Приключения сомнамбулы. Том 2 - страница 46
Открытие, однако, последовало.
– Но поверх религии, отделявшей праведников от грешников обустройством для них идеального и ужасного пристанищ на небесах, к поискам рая и ада подключилась скользкая новейшая психология, служанка интеллекта, гораздого жить вне морали, упиваясь абстрактно-игровыми картинками инобытия. Удивительно ли, что рай и ад индивида-интеллектуала расположились на временной оси? – рай очутился в прошлом, которое всё болезненнее переживалось как рай потерянный, тогда как…
– Оглядываясь, видим лишь руины, – зашептал, оппонируя, Головчинер.
– Забыл о проклятом прошлом и светлом будущем?
– Тогда как, – зачастил Шанский, не услышавший возражений, – ад отодвинулся в будущее: мрачное, огненно-леденящее, превращённое воспалённым воображением в гнусный инкубатор мутаций. Эту психическую метаморфозу, разнёсшую ад и рай на условной временной оси индивида, отразили духовные поиски утраченного, ностальгия по утекшему. Слезоточивая болезнь обостряется, со всех сторон слышим мы хвалы прошлому, взлётам искусств и морали, как водится, особенно очевидным на фоне упадка, который все мы всегда переживаем в данный момент. Маяк светит сзади! Но как хитрит с нами избирательность памяти! Разве не было, к примеру, дивного взлёта филологической школы, чьи мэтры гостевали в башне гения-формалиста, вознёсшейся над Пятью углами? Был взлёт, был! Вот бы вернуться туда, вернуть напряжение и высоту духа… ха-ха-ха, – искрили насмешливые глаза, – а чёрные воронки, которые сновали в те высоко-духовные вечера по Загородному проспекту и улице Рубинштейна, не хотите вернуть? Так-то, хотим-не-хотим, прошлое, высветляясь памятью, освещает наш путь, в поводыри художнику нанимается Мнемозина. Очищенные от скверны подсказки её возбуждают фантазию, а фантазия в своих метаниях между раем и адом, между прошлым и будущим, упирается в смиренную метафизическую тоску, которая пронзает всё время сожалением о будущем как о прошлом.
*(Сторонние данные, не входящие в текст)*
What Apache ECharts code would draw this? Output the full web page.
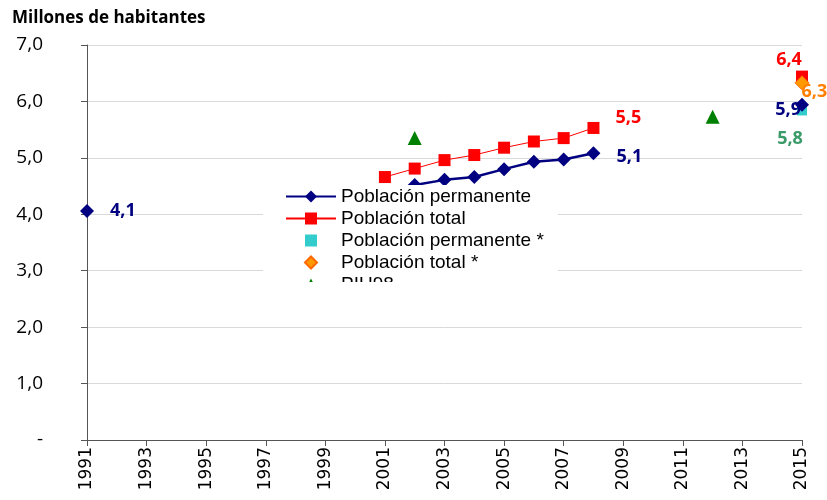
<!DOCTYPE html>
<html>
<head>
<meta charset="utf-8">
<script src="https://cdn.jsdelivr.net/npm/echarts@6/dist/echarts.min.js"></script>
<style>
  html, body { margin: 0; padding: 0; background: #fff; }
  #box { width: 827px; height: 500px; }
</style>
</head>
<body>
<div id="box"></div>
<script>
// años del eje X
const years = []
for (let y = 1991; y <= 2015; y++) years.push(String(y))

// valores (millones), null = sin dato
const permanente = [4.06, null, null, null, null, null, null, null, null, null, null,
  4.52, 4.61, 4.66, 4.80, 4.93, 4.97, 5.08, null, null, null, null, null, null, 5.94]
const total = [null, null, null, null, null, null, null, null, null, null, 4.66,
  4.81, 4.96, 5.05, 5.18, 5.29, 5.35, 5.53, null, null, null, null, null, null, 6.44]
const permanenteEst = [null, null, null, null, null, null, null, null, null, null, null,
  null, null, null, null, null, null, null, null, null, null, null, null, null, 5.84]
const totalEst = [null, null, null, null, null, null, null, null, null, null, null,
  null, null, null, null, null, null, null, null, null, null, null, null, null, 6.33]
const piu = [null, null, null, null, null, null, null, null, null, null, null,
  5.35, null, null, null, null, null, null, null, null, null, 5.73, null, null, null]

const yTicks = [0, 1, 2, 3, 4, 5, 6, 7]

const fmt = v => (Math.floor(v * 10 + 0.5) / 10).toFixed(1).replace('.', ',')
const lblFont = { fontFamily: 'Open Sans', fontWeight: 'bold', fontSize: 18 }

// etiquetas en puntos concretos
const withLabels = (arr, labels, color) => arr.map((v, i) => {
  if (v === null) return null
  const l = labels[i]
  if (!l) return v
  return { value: v, label: Object.assign({ show: true, color: color, formatter: fmt(v) }, lblFont, l) }
})

const myChart = echarts.init(document.getElementById('box'))

const option = {
  animation: false,
  title: {
    text: 'Millones de habitantes',
    left: 7, top: 5,
    textStyle: { fontFamily: 'Open Sans', fontWeight: 'bold', fontSize: 17, color: '#000' }
  },
  grid: { left: 87, right: 25, top: 45, bottom: 60 },
  legend: {
    orient: 'vertical',
    left: 263, top: 185,
    padding: [2, 14, 12, 22],
    itemGap: 3,
    itemWidth: 50, itemHeight: 15,
    backgroundColor: '#fff',
    textStyle: { fontFamily: 'Liberation Sans', fontSize: 19, color: '#000' },
    data: ['Población permanente', 'Población total', 'Población permanente *', 'Población total *', 'PIU98']
  },
  xAxis: {
    type: 'category',
    data: years,
    boundaryGap: false,
    axisLine: { lineStyle: { color: '#555' } },
    axisTick: { interval: 1, length: 6, lineStyle: { color: '#555' } },
    axisLabel: { interval: 1, rotate: 90, margin: 7, color: '#000', fontFamily: 'DejaVu Sans', fontSize: 17 },
    splitLine: { show: false }
  },
  yAxis: {
    type: 'value',
    min: yTicks[0], max: yTicks[yTicks.length - 1], interval: 1,
    axisLine: { show: true, lineStyle: { color: '#555' } },
    axisTick: { show: true, length: 6, lineStyle: { color: '#555' } },
    axisLabel: {
      margin: 44, color: '#000', fontFamily: 'Open Sans', fontSize: 19, align: 'right',
      formatter: v => v === 0 ? '-' : fmt(v)
    },
    splitLine: { lineStyle: { color: '#d9d9d9' } }
  },
  series: [
    {
      name: 'Población permanente', type: 'line',
      data: withLabels(permanente, {
        0: { position: 'right', distance: 16 },
        17: { position: 'right', distance: 16, offset: [0, 4] },
        24: { position: 'left', distance: -6, offset: [0, 5] }
      }, '#000080'),
      symbol: 'diamond', symbolSize: 14,
      itemStyle: { color: '#000080' },
      lineStyle: { color: '#000080', width: 2.5 },
      z: 3
    },
    {
      name: 'Población total', type: 'line',
      data: withLabels(total, {
        10: { position: 'bottom', distance: 2, offset: [-4, 0] },
        17: { position: 'right', distance: 16, offset: [0, -10] },
        24: { position: 'top', distance: 4, offset: [-13, 2] }
      }, '#ff0000'),
      symbol: 'rect', symbolSize: 12,
      itemStyle: { color: '#ff0000' },
      lineStyle: { color: '#ff0000', width: 1 },
      z: 2
    },
    {
      name: 'Población permanente *', type: 'line',
      data: withLabels(permanenteEst, {
        24: { position: 'bottom', distance: 14, offset: [-12, 0], color: '#3a9a68' }
      }, '#3a9a68'),
      symbol: 'rect', symbolSize: 10,
      itemStyle: { color: '#33cccc' },
      lineStyle: { width: 0 },
      z: 2
    },
    {
      name: 'Población total *', type: 'line',
      data: withLabels(totalEst, {
        24: { position: 'right', distance: -8, offset: [0, 9] }
      }, '#ff8000'),
      symbol: 'diamond', symbolSize: 14,
      itemStyle: { color: '#ff9900', borderColor: '#ff6600', borderWidth: 1 },
      lineStyle: { width: 0 },
      z: 4
    },
    {
      name: 'PIU98', type: 'line',
      data: piu,
      symbol: 'triangle', symbolSize: 14,
      itemStyle: { color: '#008000' },
      lineStyle: { width: 0 },
      z: 2
    }
  ],
  graphic: [
    { type: 'rect', z: 100, shape: { x: 262, y: 282, width: 300, height: 20 }, style: { fill: '#fff' } }
  ]
}

myChart.setOption(option)
</script>
</body>
</html>
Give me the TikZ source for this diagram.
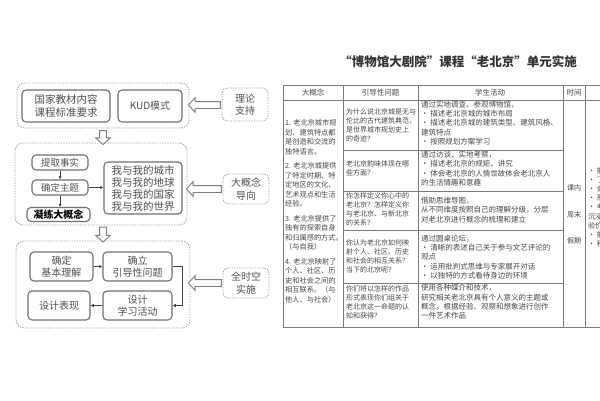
\documentclass[tikz,border=0pt]{standalone}
\usepackage{fontspec}
\setmainfont{Noto Sans CJK SC}
\usetikzlibrary{shapes.arrows,arrows.meta}
\definecolor{txt}{HTML}{505050}
\definecolor{bord}{HTML}{707070}
\definecolor{dotc}{HTML}{A0A0A0}
\definecolor{tl}{HTML}{7A7A7A}
\definecolor{ttxt}{HTML}{474747}
\begin{document}
\begin{tikzpicture}[x=1pt,y=-1pt,
  inbox/.style={draw=bord,line width=1.1pt,rounded corners=4pt,inner sep=1pt,align=center,text=txt,font=\fontsize{10}{12.5}\selectfont},
  outbox/.style={draw=dotc,line width=0.9pt,dash pattern=on 1.3pt off 1.3pt,rounded corners=8pt,inner sep=0pt},
  sidebox/.style={draw=dotc,line width=0.9pt,dash pattern=on 1.3pt off 1.3pt,rounded corners=5pt,inner sep=1pt,align=center,text=txt,font=\fontsize{10}{12.5}\selectfont},
  hollow/.style={single arrow,draw=bord!90,line width=0.9pt,fill=white,inner sep=3pt,single arrow head extend=3.8pt,single arrow tip angle=95,anchor=center},
  conn/.style={draw=black!75,line width=0.8pt,-{Latex[length=3.2pt,width=3.4pt]}},
  tline/.style={draw=tl,line width=0.75pt},
  tcell/.style={anchor=west,align=left,inner sep=0pt,text=ttxt,font=\fontsize{7}{9.1}\selectfont},
  tcellb/.style={anchor=west,align=left,inner sep=0pt,text=ttxt,font=\fontsize{7.5}{9.3}\selectfont},
  thead/.style={anchor=center,inner sep=0pt,text=ttxt,font=\fontsize{7.5}{9}\selectfont}]
\fill[white] (0,0) rectangle (600,400);
\useasboundingbox (0,0) rectangle (600,400);

% ---------- left: block 1
\node[outbox,minimum width=172pt,minimum height=45pt] (o1) at (103,105.5) {};
\node[inbox,minimum width=88pt,minimum height=32pt,font=\fontsize{10.5}{13}\selectfont] (gj) at (66,106) {国家教材内容\\课程标准要求};
\node[inbox,minimum width=64pt,minimum height=32pt] (kud) at (150,106) {KUD模式};
\node[sidebox,minimum width=46pt,minimum height=33pt] (s1) at (245,104.5) {理论\\支持};
\node[hollow,shape border rotate=180,minimum height=32pt] (a1) at (206,105) {};
\node[hollow,shape border rotate=270,minimum height=14pt] (d1) at (103,136) {};

% ---------- block 2
\node[outbox,minimum width=172pt,minimum height=82pt] (o2) at (101,184) {};
\node[inbox,minimum width=56pt,minimum height=15pt,font=\fontsize{9.5}{11}\selectfont] (tq) at (60,162.5) {提取事实};
\node[inbox,minimum width=56pt,minimum height=15pt,font=\fontsize{9.5}{11}\selectfont] (qd) at (60,187.5) {确定主题};
\node[inbox,minimum width=63pt,minimum height=14pt,text=black,font=\fontsize{10}{11}\selectfont\bfseries] (nl) at (58.5,214.5) {凝练大概念};
\node[inbox,minimum width=78pt,minimum height=52pt,font=\fontsize{10.5}{12}\selectfont] (big) at (143,188) {我与我的城市\\我与我的地球\\我与我的国家\\我与我的世界};
\node[sidebox,minimum width=46pt,minimum height=30pt] (s2) at (246,189) {大概念\\导向};
\node[hollow,shape border rotate=180,minimum height=35pt] (a2) at (205.5,189) {};
\node[hollow,shape border rotate=270,minimum height=15pt] (d2) at (103,233) {};
\draw[conn] (tq.south) -- (tq.south |- qd.north);
\draw[conn] (qd.south) -- (qd.south |- nl.north);
\draw[conn] (qd.east) -- (qd.east -| big.west);

% ---------- block 3
\node[outbox,minimum width=174pt,minimum height=87pt] (o3) at (103,284.5) {};
\node[inbox,minimum width=63pt,minimum height=29pt] (jb) at (61.5,266.5) {确定\\基本理解};
\node[inbox,minimum width=69pt,minimum height=29pt] (yd) at (137.5,266.5) {确立\\引导性问题};
\node[inbox,minimum width=62pt,minimum height=29pt] (bx) at (59,305.5) {设计表现};
\node[inbox,minimum width=69pt,minimum height=29pt] (xx) at (137.5,305.5) {设计\\学习活动};
\node[sidebox,minimum width=46pt,minimum height=30pt] (s3) at (246,283) {全时空\\实施};
\node[hollow,shape border rotate=180,minimum height=33pt] (a3) at (206.5,283) {};
\draw[conn] (jb.east) -- (yd.west);
\draw[conn] (yd.east) -- ++(10,0) |- (xx.east);
\draw[conn] (xx.west) -- (bx.east);

% ---------- title
\node[anchor=center,inner sep=0pt,text=black!80,font=\fontsize{12.5}{14}\selectfont\bfseries] (title) at (458,62) {“博物馆大剧院”课程“老北京”单元实施};

% ---------- table
\draw[tline,line width=1pt] (283,85) -- (600,85);
\draw[tline] (283,100) -- (600,100);
\draw[tline,line width=1pt] (283,85) -- (283,327) -- (600,327);
\foreach \xx in {343,418,563,585} \draw[tline] (\xx,85) -- (\xx,327);
\foreach \yy in {150,191,230,283} \draw[tline] (343,\yy) -- (563,\yy);

\node[thead] (h1) at (313,92.5) {大概念};
\node[thead] (h2) at (380.5,92.5) {引导性问题};
\node[thead] (h3) at (490,92.5) {学生活动};
\node[thead] (h4) at (574,92.5) {时间};

\node[tcell,anchor=north west,font=\fontsize{7.2}{9.4}\selectfont] (c1) at (285,119.5) {1. 老北京城市规\\划、建筑特点都\\是创造和交流的\\独特语言。\\[5.5pt]2. 老北京城提供\\了特定时期、特\\定地区的文化、\\艺术观点和生活\\经验。\\[5.5pt]3. 老北京提供了\\独有的探索自身\\和归属感的方式。\\（与自我）\\[5.5pt]4. 老北京映射了\\个人、社区、历\\史和社会之间的\\相互联系。（与\\他人、与社会）};

\node[tcell] (q1) at (346,125) {为什么说北京城是无与\\伦比的古代建筑典范，\\是世界城市规划史上\\的奇迹？};
\node[tcell] (q2) at (346,168) {老北京韵味体现在哪\\些方面？};
\node[tcell] (q3) at (346,209) {你怎样定义你心中的\\老北京？怎样定义你\\与老北京、与新北京\\的关系？};
\node[tcell] (q4) at (346,256) {你认为老北京如何映\\射个人、社区、历史\\和社会的相互关系？\\当下的北京呢？};
\node[tcell] (q5) at (346,302) {你们将以怎样的作品\\形式表现你们组关于\\老北京这一命题的认\\知和获得？};

\node[tcellb] (p1) at (421,123) {通过实地调查、参观博物馆，\\• 描述老北京城的城市布局\\• 描述老北京城的建筑类型、建筑风格、\\建筑特点\\• 按照规划方案学习};
\node[tcellb] (p2) at (421,168.5) {通过访谈、实地考察，\\• 描述老北京的规矩、讲究\\• 体会老北京的人情世故体会老北京人\\的生活情趣和意趣};
\node[tcellb] (p3) at (421,210) {借助思维导图，\\从不同维度按照自己的理解分级，分层\\对老北京进行概念的梳理和建立};
\node[tcellb] (p4) at (421,257) {通过圆桌论坛，\\• 清晰的表述自己关于参与文艺评论的\\观点\\• 运用批判式思维与专家展开对话\\• 以独特的方式看待身边的环境};
\node[tcellb] (p5) at (421,302) {使用各种媒介和技术，\\研究相关老北京具有个人意义的主题或\\概念，根据经验、观察和想象进行创作\\一件艺术作品};

\node[thead,font=\fontsize{7}{9}\selectfont] (t1) at (574,188) {课内};
\node[thead,font=\fontsize{7}{9}\selectfont] (t2) at (574,215) {周末};
\node[thead,font=\fontsize{7}{9}\selectfont] (t3) at (574,241) {假期};

\begin{scope}
\clip (585.5,101) rectangle (600,326);
\node[tcell,anchor=north west,font=\fontsize{7}{9.2}\selectfont] (c5) at (588,167) {• 能\\• 了\\• 会\\• 形\\• 考\\沉浸\\验价\\• 能\\• 积};
\end{scope}
\end{tikzpicture}
\end{document}
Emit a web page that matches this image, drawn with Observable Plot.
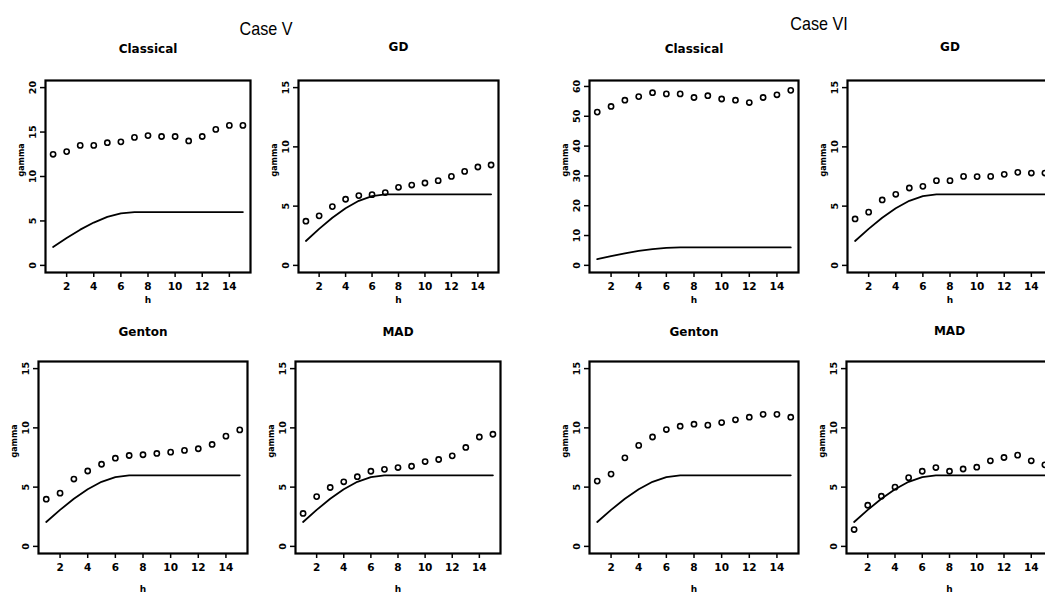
<!DOCTYPE html>
<html>
<head>
<meta charset="utf-8">
<script src="https://cdn.jsdelivr.net/npm/d3@7"></script>
<script src="https://cdn.jsdelivr.net/npm/@observablehq/plot@0.6"></script>
<style>
  html, body { margin: 0; padding: 0; background: #fff; overflow: hidden; }
  #wrap { position: relative; width: 1045px; height: 597px; overflow: hidden; background: #fff; }
  #wrap > div.panel { position: absolute; }
  #wrap svg { max-width: none !important; }
  .case { position: absolute; font-family: 'Liberation Sans', 'DejaVu Sans', sans-serif; font-size: 19px; color: #000; transform: translate(-50%, -50%) scaleX(0.85); white-space: nowrap; }
</style>
</head>
<body>
<div id="wrap"></div>
<script>
// ---- data ----
const lags = [1, 2, 3, 4, 5, 6, 7, 8, 9, 10, 11, 12, 13, 14, 15];
const theoretical = [2.06, 3.08, 4.02, 4.82, 5.45, 5.85, 6.0, 6.0, 6.0, 6.0, 6.0, 6.0, 6.0, 6.0, 6.0];

const caseV_classical = [12.5, 12.8, 13.5, 13.5, 13.8, 13.9, 14.4, 14.6, 14.5, 14.5, 14.0, 14.5, 15.3, 15.75, 15.75];
const caseV_GD        = [3.73, 4.18, 4.96, 5.58, 5.89, 5.97, 6.14, 6.59, 6.78, 6.95, 7.15, 7.51, 7.93, 8.3, 8.47];
const caseV_Genton    = [3.98, 4.49, 5.68, 6.36, 6.93, 7.44, 7.67, 7.73, 7.84, 7.95, 8.1, 8.24, 8.6, 9.3, 9.83];
const caseV_MAD       = [2.78, 4.2, 4.97, 5.45, 5.88, 6.34, 6.5, 6.65, 6.76, 7.16, 7.33, 7.64, 8.35, 9.23, 9.46];

const caseVI_classical = [51.4, 53.3, 55.4, 56.6, 57.9, 57.5, 57.5, 56.3, 56.9, 55.8, 55.4, 54.6, 56.3, 57.2, 58.7];
const caseVI_GD        = [3.92, 4.49, 5.52, 6.0, 6.53, 6.67, 7.15, 7.15, 7.51, 7.49, 7.51, 7.68, 7.85, 7.79, 7.79];
const caseVI_Genton    = [5.51, 6.1, 7.47, 8.52, 9.23, 9.86, 10.14, 10.31, 10.23, 10.45, 10.68, 10.9, 11.14, 11.14, 10.9];
const caseVI_MAD       = [1.42, 3.47, 4.23, 5.0, 5.8, 6.34, 6.65, 6.34, 6.53, 6.68, 7.22, 7.5, 7.7, 7.22, 6.88];

const xTicks = [2, 4, 6, 8, 10, 12, 14];
const yTicks15 = [0, 5, 10, 15];
const yTicks20 = [0, 5, 10, 15, 20];
const yTicks60 = [0, 10, 20, 30, 40, 50, 60];

const caseTitles = ["Case V", "Case VI"];
const panelTitles = ["Classical", "GD", "Genton", "MAD"];

// ---- layout (positions / styles only) ----
const FONT = "'DejaVu Sans', sans-serif";
const ML = 40, MR = 6, MT = 50, MB = 45, BOXH = 192;

const panels = [
  {title: panelTitles[0], values: caseV_classical, yDomain: [-0.8, 20.8], yTicks: yTicks20, bx: 45,  by: 80,  bw: 205, hOff: 30, tOff: -36},
  {title: panelTitles[1], values: caseV_GD,        yDomain: [-0.6, 15.6], yTicks: yTicks15, bx: 298, by: 80,  bw: 200, hOff: 30, tOff: -38},
  {title: panelTitles[0], values: caseVI_classical,yDomain: [-2.4, 62],   yTicks: yTicks60, bx: 589, by: 80,  bw: 209, hOff: 30, tOff: -36},
  {title: panelTitles[1], values: caseVI_GD,       yDomain: [-0.6, 15.6], yTicks: yTicks15, bx: 847, by: 80,  bw: 205, hOff: 30, tOff: -38},
  {title: panelTitles[2], values: caseV_Genton,    yDomain: [-0.6, 15.6], yTicks: yTicks15, bx: 38,  by: 361, bw: 209, hOff: 38, tOff: -34},
  {title: panelTitles[3], values: caseV_MAD,       yDomain: [-0.6, 15.6], yTicks: yTicks15, bx: 295, by: 361, bw: 205, hOff: 38, tOff: -34},
  {title: panelTitles[2], values: caseVI_Genton,   yDomain: [-0.6, 15.6], yTicks: yTicks15, bx: 589, by: 361, bw: 209, hOff: 38, tOff: -34},
  {title: panelTitles[3], values: caseVI_MAD,      yDomain: [-0.6, 15.6], yTicks: yTicks15, bx: 846, by: 361, bw: 206, hOff: 38, tOff: -35}
];

const wrap = document.getElementById("wrap");

function makePanel(p) {
  const rows = lags.map((h, i) => ({h, g: p.values[i], t: theoretical[i]}));
  const W = p.bw + ML + MR, H = BOXH + MT + MB;
  const chart = Plot.plot({
    width: W,
    height: H,
    marginLeft: ML, marginRight: MR, marginTop: MT, marginBottom: MB,
    style: {fontFamily: FONT, background: "transparent", overflow: "visible", color: "#000", maxWidth: "none"},
    x: {domain: [0.44, 15.56]},
    y: {domain: p.yDomain},
    marks: [
      Plot.axisX({ticks: xTicks, tickSize: 5, tickPadding: 5, tickFormat: d => String(d), fontSize: 10.5, fontWeight: "bold", label: null, strokeWidth: 1.5}),
      Plot.axisY({ticks: p.yTicks, tickSize: 5, tickFormat: () => "", label: null, strokeWidth: 1.5}),
      Plot.text(p.yTicks, {y: d => d, text: d => String(d), frameAnchor: "left", dx: -13, rotate: -90, fontSize: 9.5, fontWeight: "bold", textAnchor: "middle"}),
      Plot.frame({stroke: "#000", strokeWidth: 2.2}),
      Plot.lineY(rows, {x: "h", y: "t", stroke: "#000", strokeWidth: 1.8}),
      Plot.dot(rows, {x: "h", y: "g", r: 2.6, stroke: "#000", strokeWidth: 1.6, fill: "none"}),
      Plot.text([p.title], {frameAnchor: "top", dy: p.tOff, fontSize: 12, fontWeight: "bold", text: d => d}),
      Plot.text(["h"], {frameAnchor: "bottom", dy: p.hOff, fontSize: 9, fontWeight: "bold", text: d => d}),
      Plot.text(["gamma"], {frameAnchor: "left", dx: -24, rotate: -90, fontSize: 8, fontWeight: "bold", text: d => d})
    ]
  });
  const holder = document.createElement("div");
  holder.className = "panel";
  holder.style.left = (p.bx - ML) + "px";
  holder.style.top = (p.by - MT) + "px";
  holder.style.width = W + "px";
  holder.style.height = H + "px";
  holder.appendChild(chart);
  wrap.appendChild(holder);
}

panels.forEach(makePanel);

const casePos = [{x: 266, y: 29}, {x: 819, y: 24}];
caseTitles.forEach((t, i) => {
  const d = document.createElement("div");
  d.className = "case";
  d.textContent = t;
  d.style.left = casePos[i].x + "px";
  d.style.top = casePos[i].y + "px";
  wrap.appendChild(d);
});
</script>
</body>
</html>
– Когда-нибудь всем, что видишь, растопят печь, – не преминул глухо продекламировать Головчинер и тронуть пальцем ямку на подбородке.
– Молекула ДНК бессмертна. Храня генетическую память, она передаёт-завещает её из поколения в поколение, поднимаясь над физической гибелью каждого отдельного индивида; особая композиция из клеточных квантов памяти, наверное, и есть душа, обитающая в вечности-бесконечности, – Бызов начиркал на бумажной салфетке какую-то загогулину, которая символизировала многомерный закут, откуда памятливые души взирали отнюдь не только на брошенные ими тела.
Шанский блеснул чьим-то авторитетным суждением. – Собирание субъекта в целостную личность, – сказал, – протекает в воспоминаниях, незнание – это всего лишь следствие забывания того, что когда-то, возможно, в другой жизни, знал; в словаре какой-то древней философии якобы память вообще эквивалентна бытию.
Бызов повозился с погасшей трубкой, признался, что давно изранился обоюдоострой идейкой, которой по тайным каналам уже озадачил коллег из Стенфордского университета, где лабораторная база позволяла проверить идейку экспериментально, – Бызов покаялся в искусе открыть и описать механику «ложной памяти», внезапно наделяемой прозорливостью, даром видеть обрывки будущего и ежемоментно – без стыков – встраивать их, озадачивающие обрывки-фрагменты неизвестности, в сложившуюся картину мира, тем самым непрестанно её, эту картину, преображая.